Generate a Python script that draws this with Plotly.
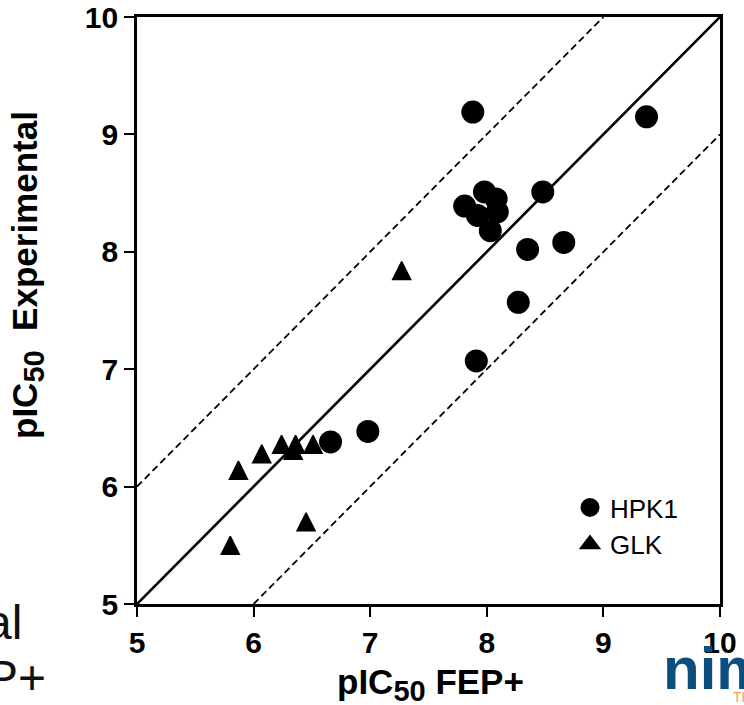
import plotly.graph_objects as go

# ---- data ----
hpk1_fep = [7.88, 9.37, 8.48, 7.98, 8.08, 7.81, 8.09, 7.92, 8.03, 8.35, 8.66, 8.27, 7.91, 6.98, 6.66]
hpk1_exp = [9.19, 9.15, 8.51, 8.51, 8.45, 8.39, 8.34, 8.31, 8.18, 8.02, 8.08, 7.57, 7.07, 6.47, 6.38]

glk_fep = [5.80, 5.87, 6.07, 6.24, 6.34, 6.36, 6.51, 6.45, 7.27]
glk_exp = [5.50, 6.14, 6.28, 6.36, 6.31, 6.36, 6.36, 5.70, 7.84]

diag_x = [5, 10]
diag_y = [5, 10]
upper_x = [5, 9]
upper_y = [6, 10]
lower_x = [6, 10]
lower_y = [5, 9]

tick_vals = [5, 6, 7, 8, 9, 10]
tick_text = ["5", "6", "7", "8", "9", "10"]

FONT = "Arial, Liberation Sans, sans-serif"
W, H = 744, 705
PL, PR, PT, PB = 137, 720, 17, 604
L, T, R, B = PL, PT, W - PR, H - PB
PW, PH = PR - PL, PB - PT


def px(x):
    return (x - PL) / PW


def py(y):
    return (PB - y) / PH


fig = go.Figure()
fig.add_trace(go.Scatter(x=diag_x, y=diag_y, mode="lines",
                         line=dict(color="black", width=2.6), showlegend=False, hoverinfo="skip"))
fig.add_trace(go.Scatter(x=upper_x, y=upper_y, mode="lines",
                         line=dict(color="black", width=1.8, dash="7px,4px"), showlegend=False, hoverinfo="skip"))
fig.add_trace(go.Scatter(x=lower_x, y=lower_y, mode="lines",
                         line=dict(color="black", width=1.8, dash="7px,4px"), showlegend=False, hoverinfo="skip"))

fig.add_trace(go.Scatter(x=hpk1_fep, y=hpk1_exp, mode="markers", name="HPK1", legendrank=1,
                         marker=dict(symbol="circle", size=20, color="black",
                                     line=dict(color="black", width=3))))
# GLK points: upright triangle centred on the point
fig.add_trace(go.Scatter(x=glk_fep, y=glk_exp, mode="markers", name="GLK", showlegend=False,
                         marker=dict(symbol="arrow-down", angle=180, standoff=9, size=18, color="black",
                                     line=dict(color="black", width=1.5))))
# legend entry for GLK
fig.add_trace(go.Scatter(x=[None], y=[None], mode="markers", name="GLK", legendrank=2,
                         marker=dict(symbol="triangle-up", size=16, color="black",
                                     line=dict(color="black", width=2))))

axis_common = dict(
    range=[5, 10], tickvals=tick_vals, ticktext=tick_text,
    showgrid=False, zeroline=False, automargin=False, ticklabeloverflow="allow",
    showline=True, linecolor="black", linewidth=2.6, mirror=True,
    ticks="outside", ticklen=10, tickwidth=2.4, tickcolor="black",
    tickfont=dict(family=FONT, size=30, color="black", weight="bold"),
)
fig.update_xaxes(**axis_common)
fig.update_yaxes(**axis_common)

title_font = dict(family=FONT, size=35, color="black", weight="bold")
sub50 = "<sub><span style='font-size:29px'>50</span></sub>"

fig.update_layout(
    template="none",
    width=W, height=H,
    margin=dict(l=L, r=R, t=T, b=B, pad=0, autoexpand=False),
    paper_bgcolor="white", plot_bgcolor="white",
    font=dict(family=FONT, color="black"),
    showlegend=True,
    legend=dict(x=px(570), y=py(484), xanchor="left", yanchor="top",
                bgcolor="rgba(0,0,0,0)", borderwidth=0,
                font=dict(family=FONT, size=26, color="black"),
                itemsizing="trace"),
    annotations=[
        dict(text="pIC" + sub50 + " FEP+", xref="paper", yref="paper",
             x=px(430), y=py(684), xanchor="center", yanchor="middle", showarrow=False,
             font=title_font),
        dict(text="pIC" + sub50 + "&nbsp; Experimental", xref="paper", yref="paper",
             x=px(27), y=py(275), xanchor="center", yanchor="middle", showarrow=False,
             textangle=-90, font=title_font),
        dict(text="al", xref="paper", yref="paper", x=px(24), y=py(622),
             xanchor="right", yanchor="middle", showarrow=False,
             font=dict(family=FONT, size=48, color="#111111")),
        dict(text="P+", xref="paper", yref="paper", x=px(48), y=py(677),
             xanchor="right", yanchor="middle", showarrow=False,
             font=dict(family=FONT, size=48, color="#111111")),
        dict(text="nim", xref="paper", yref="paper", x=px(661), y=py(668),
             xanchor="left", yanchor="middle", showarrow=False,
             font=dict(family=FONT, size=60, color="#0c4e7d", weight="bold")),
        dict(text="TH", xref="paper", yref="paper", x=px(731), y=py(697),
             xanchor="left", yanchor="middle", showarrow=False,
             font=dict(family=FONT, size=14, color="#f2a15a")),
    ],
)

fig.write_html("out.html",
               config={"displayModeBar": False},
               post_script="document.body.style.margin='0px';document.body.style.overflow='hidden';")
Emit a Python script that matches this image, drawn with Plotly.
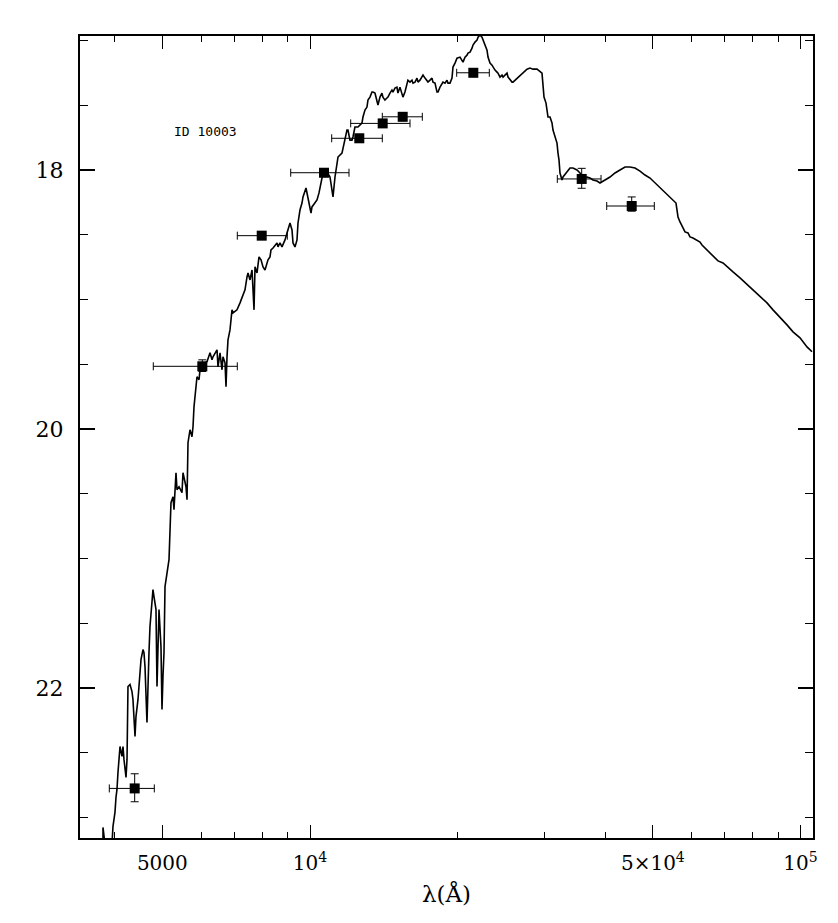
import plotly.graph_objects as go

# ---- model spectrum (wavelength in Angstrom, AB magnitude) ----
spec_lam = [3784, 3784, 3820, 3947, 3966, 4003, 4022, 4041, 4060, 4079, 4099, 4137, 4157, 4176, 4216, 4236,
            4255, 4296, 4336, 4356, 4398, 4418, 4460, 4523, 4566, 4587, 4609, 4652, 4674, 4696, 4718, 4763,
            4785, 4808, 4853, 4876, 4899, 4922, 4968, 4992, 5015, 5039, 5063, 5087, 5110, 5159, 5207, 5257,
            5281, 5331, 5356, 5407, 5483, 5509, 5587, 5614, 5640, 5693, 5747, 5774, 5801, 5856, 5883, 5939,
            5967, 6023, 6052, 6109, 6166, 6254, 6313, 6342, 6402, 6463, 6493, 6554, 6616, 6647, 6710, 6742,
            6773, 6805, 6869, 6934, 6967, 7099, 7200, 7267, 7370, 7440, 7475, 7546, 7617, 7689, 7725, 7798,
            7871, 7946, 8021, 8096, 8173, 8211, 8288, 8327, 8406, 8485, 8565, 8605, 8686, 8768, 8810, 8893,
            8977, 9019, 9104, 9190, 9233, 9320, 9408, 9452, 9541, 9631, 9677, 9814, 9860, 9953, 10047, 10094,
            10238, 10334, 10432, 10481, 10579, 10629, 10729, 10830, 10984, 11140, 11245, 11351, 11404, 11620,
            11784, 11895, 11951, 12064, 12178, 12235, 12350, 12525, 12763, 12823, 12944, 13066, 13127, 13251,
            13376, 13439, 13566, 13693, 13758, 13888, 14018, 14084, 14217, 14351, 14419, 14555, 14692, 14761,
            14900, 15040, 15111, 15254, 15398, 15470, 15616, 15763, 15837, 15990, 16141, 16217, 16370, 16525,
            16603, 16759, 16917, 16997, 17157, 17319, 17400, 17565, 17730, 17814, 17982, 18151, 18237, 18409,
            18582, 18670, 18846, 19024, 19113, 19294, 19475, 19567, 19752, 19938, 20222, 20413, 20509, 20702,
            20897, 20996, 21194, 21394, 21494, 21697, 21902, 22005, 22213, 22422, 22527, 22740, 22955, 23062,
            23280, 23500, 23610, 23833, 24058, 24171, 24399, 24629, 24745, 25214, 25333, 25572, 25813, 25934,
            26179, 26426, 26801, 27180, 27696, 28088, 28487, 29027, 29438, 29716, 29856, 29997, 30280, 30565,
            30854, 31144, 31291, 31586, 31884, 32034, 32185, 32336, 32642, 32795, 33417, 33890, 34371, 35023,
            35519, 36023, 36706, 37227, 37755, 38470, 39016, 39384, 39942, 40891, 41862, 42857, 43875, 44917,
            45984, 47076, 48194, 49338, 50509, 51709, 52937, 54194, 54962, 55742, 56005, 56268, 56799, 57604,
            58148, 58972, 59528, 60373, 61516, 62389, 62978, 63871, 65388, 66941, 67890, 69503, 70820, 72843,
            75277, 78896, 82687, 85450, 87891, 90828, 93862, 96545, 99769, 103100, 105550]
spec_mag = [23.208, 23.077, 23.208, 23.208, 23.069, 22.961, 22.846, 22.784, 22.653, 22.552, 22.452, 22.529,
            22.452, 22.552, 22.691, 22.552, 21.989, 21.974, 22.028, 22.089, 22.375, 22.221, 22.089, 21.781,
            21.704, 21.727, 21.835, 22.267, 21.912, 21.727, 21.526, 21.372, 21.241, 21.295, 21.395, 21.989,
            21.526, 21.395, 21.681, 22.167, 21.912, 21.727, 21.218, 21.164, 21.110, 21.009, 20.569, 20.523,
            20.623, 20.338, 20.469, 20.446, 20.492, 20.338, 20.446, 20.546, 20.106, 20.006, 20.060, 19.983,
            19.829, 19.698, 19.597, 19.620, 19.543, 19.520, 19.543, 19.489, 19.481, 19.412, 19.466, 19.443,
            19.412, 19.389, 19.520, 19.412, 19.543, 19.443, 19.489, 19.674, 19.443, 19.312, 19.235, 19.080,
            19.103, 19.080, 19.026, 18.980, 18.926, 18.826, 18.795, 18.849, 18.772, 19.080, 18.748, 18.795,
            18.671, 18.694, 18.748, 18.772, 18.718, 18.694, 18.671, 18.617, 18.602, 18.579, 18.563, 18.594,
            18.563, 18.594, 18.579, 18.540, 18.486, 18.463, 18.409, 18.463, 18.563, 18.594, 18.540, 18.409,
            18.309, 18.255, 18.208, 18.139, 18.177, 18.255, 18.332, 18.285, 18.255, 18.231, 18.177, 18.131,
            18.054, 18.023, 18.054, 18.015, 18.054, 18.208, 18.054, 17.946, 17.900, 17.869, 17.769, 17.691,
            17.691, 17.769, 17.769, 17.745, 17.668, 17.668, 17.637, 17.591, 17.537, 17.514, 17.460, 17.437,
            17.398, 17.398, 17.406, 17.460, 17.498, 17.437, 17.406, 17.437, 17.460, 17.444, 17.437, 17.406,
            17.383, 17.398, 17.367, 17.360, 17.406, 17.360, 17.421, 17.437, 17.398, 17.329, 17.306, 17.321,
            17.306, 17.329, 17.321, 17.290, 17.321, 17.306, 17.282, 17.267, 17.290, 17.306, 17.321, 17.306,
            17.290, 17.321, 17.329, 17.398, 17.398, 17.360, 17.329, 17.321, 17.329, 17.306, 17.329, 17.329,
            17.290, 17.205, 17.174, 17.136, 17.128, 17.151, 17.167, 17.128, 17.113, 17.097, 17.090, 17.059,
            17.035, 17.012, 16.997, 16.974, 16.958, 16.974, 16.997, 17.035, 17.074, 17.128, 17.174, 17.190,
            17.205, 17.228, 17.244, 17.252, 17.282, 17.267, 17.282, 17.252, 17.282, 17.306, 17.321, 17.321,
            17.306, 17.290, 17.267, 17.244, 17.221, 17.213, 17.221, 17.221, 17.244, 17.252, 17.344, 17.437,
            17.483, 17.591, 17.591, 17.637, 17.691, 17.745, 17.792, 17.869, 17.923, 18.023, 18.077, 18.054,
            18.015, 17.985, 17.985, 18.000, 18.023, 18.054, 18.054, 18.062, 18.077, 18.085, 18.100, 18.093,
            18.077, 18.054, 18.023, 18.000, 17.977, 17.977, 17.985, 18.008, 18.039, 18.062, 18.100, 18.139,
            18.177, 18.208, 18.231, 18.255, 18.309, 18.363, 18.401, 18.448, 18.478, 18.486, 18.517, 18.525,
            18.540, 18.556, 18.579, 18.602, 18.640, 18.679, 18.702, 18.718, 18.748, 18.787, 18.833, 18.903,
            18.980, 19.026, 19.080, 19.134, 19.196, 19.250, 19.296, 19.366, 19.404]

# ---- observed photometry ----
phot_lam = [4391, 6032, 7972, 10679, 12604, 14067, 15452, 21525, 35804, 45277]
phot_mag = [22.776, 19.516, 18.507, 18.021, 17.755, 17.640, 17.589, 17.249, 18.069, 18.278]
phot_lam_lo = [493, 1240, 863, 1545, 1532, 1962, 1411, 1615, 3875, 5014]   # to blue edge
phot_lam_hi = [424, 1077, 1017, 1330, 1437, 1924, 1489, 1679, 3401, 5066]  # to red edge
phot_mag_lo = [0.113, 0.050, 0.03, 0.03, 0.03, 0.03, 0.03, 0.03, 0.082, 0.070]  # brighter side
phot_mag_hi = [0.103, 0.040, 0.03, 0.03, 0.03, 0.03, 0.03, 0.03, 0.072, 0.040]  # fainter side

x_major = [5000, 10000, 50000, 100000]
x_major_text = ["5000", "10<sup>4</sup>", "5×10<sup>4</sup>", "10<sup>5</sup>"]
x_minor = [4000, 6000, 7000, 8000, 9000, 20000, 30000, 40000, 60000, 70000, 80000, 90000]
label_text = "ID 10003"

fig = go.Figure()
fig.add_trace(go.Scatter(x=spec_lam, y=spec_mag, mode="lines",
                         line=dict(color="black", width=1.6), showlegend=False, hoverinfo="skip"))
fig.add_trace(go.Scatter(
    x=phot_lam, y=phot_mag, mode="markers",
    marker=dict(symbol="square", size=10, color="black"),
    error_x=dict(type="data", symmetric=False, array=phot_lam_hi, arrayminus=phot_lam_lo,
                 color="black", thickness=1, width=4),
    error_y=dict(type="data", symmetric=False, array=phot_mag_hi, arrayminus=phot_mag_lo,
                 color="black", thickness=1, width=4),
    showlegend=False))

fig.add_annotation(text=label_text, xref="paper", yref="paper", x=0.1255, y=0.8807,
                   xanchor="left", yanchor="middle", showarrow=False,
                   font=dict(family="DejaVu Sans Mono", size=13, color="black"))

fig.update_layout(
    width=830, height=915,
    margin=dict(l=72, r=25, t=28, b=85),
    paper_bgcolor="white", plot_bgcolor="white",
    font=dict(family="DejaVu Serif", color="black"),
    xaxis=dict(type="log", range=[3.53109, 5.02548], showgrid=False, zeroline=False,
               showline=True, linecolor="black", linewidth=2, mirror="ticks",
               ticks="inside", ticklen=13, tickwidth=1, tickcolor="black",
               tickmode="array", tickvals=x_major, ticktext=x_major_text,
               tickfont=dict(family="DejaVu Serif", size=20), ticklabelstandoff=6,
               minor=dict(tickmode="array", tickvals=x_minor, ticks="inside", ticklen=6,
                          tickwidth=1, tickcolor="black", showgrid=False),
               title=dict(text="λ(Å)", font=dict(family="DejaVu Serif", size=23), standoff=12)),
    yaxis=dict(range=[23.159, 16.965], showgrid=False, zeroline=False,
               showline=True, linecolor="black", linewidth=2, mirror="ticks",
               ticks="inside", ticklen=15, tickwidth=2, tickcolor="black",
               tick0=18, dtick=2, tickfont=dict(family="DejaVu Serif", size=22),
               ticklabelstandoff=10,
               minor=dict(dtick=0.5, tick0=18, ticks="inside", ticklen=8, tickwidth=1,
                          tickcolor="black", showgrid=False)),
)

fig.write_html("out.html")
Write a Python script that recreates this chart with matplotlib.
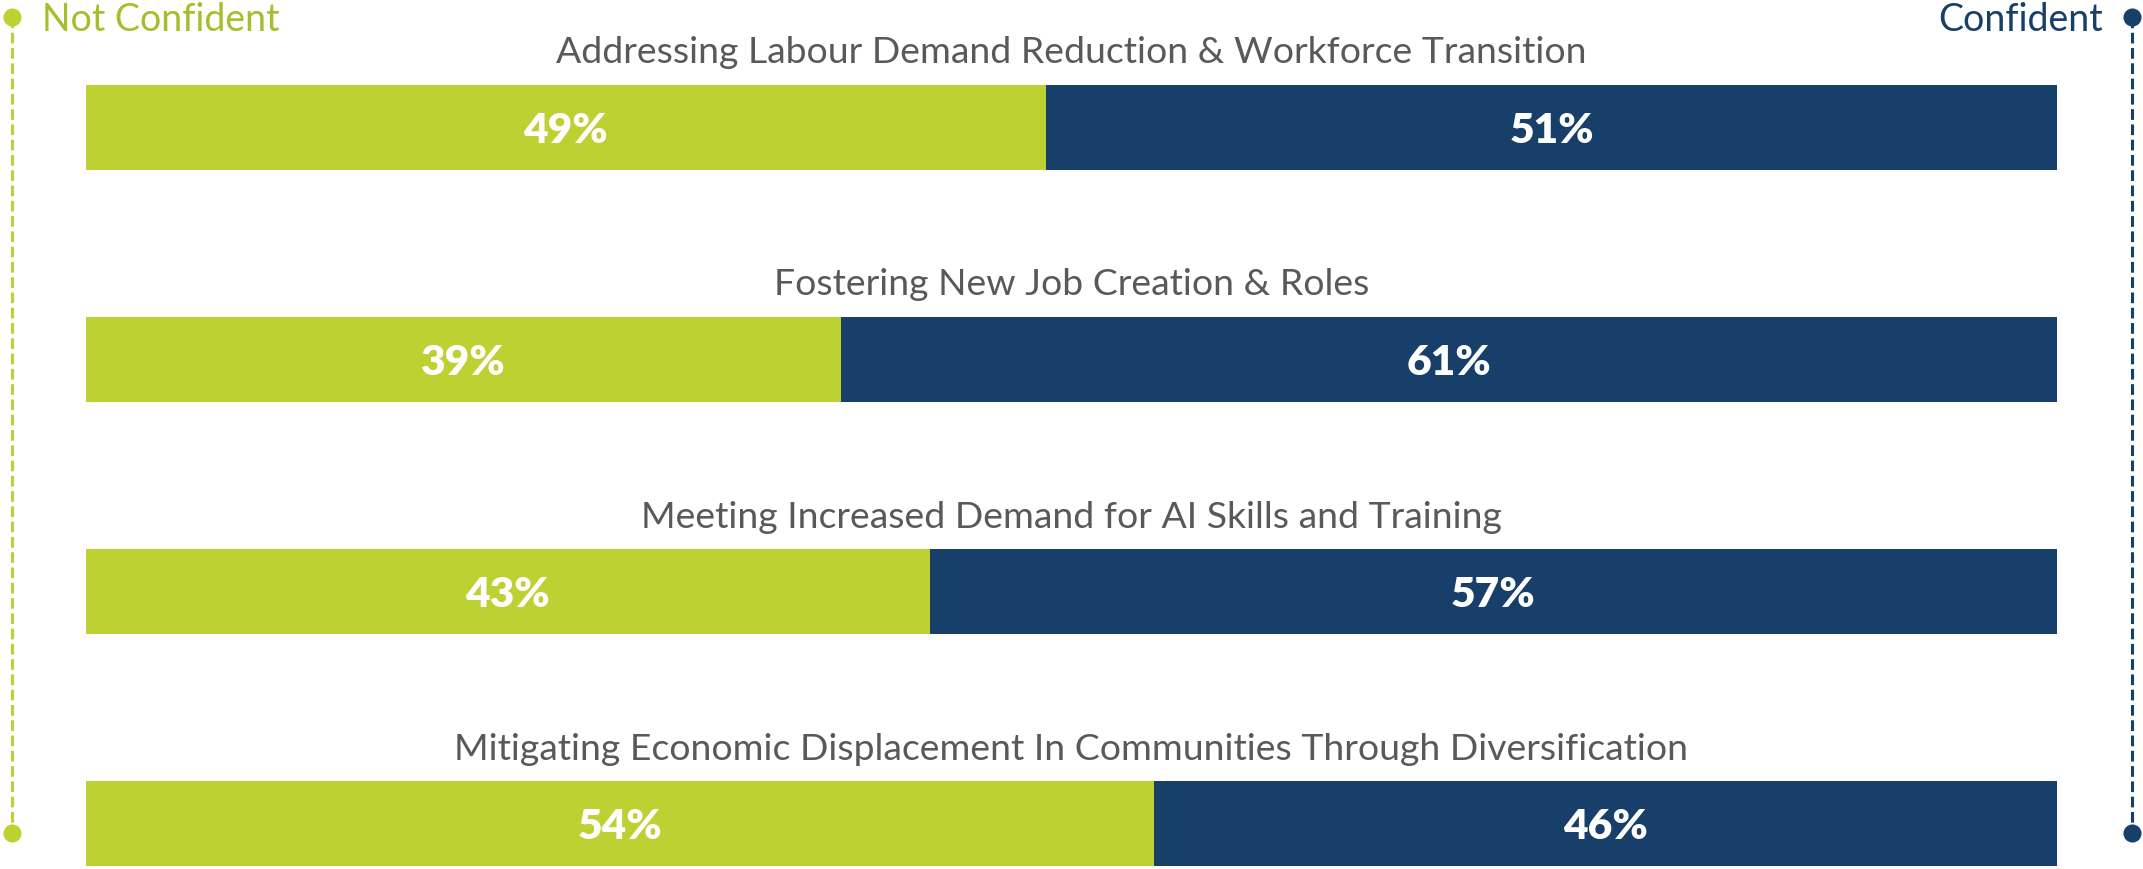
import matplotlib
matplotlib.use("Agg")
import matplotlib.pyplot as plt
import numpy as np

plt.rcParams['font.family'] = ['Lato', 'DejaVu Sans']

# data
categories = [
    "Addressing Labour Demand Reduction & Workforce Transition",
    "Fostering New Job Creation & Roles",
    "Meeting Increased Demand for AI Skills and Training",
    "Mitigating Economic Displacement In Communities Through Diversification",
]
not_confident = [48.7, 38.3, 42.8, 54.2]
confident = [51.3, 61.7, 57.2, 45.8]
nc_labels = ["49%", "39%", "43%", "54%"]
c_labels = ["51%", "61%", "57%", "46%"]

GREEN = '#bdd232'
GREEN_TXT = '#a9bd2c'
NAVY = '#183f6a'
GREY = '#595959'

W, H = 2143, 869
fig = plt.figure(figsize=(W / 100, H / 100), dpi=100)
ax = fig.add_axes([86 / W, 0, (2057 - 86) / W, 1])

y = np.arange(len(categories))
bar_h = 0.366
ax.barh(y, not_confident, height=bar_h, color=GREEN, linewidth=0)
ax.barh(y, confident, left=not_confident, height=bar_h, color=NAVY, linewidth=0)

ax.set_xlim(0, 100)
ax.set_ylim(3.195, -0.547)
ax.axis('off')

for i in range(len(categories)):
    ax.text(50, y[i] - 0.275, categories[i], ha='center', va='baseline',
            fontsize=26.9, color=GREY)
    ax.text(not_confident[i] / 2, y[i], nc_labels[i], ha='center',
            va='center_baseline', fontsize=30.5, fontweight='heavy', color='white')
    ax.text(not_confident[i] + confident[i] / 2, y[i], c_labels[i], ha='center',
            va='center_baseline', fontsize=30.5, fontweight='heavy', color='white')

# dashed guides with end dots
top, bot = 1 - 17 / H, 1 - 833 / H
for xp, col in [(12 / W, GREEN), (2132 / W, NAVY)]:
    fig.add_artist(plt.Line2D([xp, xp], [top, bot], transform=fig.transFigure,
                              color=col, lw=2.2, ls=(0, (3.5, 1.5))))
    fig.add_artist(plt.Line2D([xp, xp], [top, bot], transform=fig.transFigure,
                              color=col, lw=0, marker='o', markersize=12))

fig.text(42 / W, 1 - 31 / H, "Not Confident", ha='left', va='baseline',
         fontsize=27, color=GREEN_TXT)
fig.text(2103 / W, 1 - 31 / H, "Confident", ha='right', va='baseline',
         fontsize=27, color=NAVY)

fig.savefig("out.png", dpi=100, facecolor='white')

→ Exercise task: Among the entries above, take the lines from the one with "Write a Python" through the one with "ax.axis('off')" and retype them exactly, leaving out the pictures.

→ Exercise response:
Write a Python script that recreates this chart with matplotlib.
import matplotlib
matplotlib.use("Agg")
import matplotlib.pyplot as plt
import numpy as np

plt.rcParams['font.family'] = ['Lato', 'DejaVu Sans']

# data
categories = [
    "Addressing Labour Demand Reduction & Workforce Transition",
    "Fostering New Job Creation & Roles",
    "Meeting Increased Demand for AI Skills and Training",
    "Mitigating Economic Displacement In Communities Through Diversification",
]
not_confident = [48.7, 38.3, 42.8, 54.2]
confident = [51.3, 61.7, 57.2, 45.8]
nc_labels = ["49%", "39%", "43%", "54%"]
c_labels = ["51%", "61%", "57%", "46%"]

GREEN = '#bdd232'
GREEN_TXT = '#a9bd2c'
NAVY = '#183f6a'
GREY = '#595959'

W, H = 2143, 869
fig = plt.figure(figsize=(W / 100, H / 100), dpi=100)
ax = fig.add_axes([86 / W, 0, (2057 - 86) / W, 1])

y = np.arange(len(categories))
bar_h = 0.366
ax.barh(y, not_confident, height=bar_h, color=GREEN, linewidth=0)
ax.barh(y, confident, left=not_confident, height=bar_h, color=NAVY, linewidth=0)

ax.set_xlim(0, 100)
ax.set_ylim(3.195, -0.547)
ax.axis('off')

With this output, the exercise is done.